When you idolize someone, it becomes difficult to look past their admirable qualities and see their flaws. That’s why, when you finally face the truth—the truth that maybe your personal heroes aren’t perfect—it’s sad realizing that the person you look up to is human, and actually just wearing a Grimace costume.
After discovering the truth, it’s only natural to feel betrayed. You spent years admiring your hero, believing beyond a doubt that he resided in McDonaldland being best friends with Ronald McDonald and Birdie. Finding out that the man you loved, respected, and emulated is actually hundreds of different employees in giant purple disguises is a fact that would hurt anyone.

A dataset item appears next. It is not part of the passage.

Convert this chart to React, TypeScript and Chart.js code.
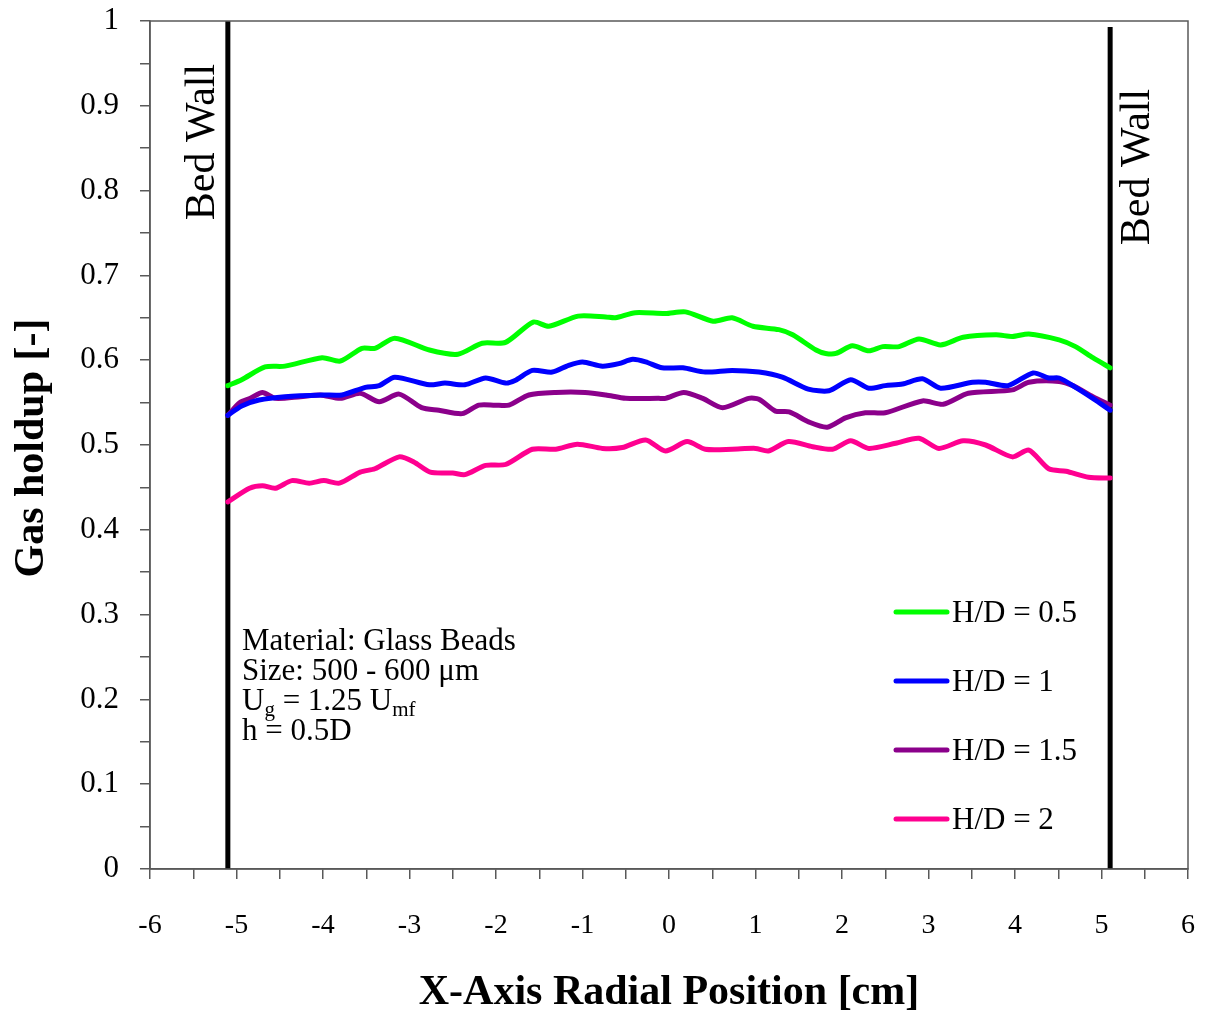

Why, though, does the pain never seem to pass? Perhaps it’s because you always held your hero above such flagrant dishonesty. Perhaps it’s because you’d never imagined him stooping to the level of society’s villains, like the Hamburglar. Regardless of the reason, the truth always cuts deep.
You spent years admiring your hero, believing beyond a doubt that he resided in McDonaldland being best friends with Ronald McDonald and Birdie.
It’s a revelation that leaves you with hundreds of new questions. If Grimace is actually hundreds of human men and women wearing a convincing outfit, what else have we been misled about? Does he actually like cheeseburgers? Is he really purple? Do we actually know his real opinions on Mayor McCheese?
In light of this discovery it’s tempting to become jaded and cynical. To turn our backs on our heroes rather than risk being hurt again.
Instead, I believe we should strive to succeed where our heroes failed. We should be ethical and honest. We should be large, stupid, purple monsters that gobble cheeseburgers by the pound. Perhaps then we can realize that instead of looking up to others, we have to be our own role models and be the Grimace that he never was.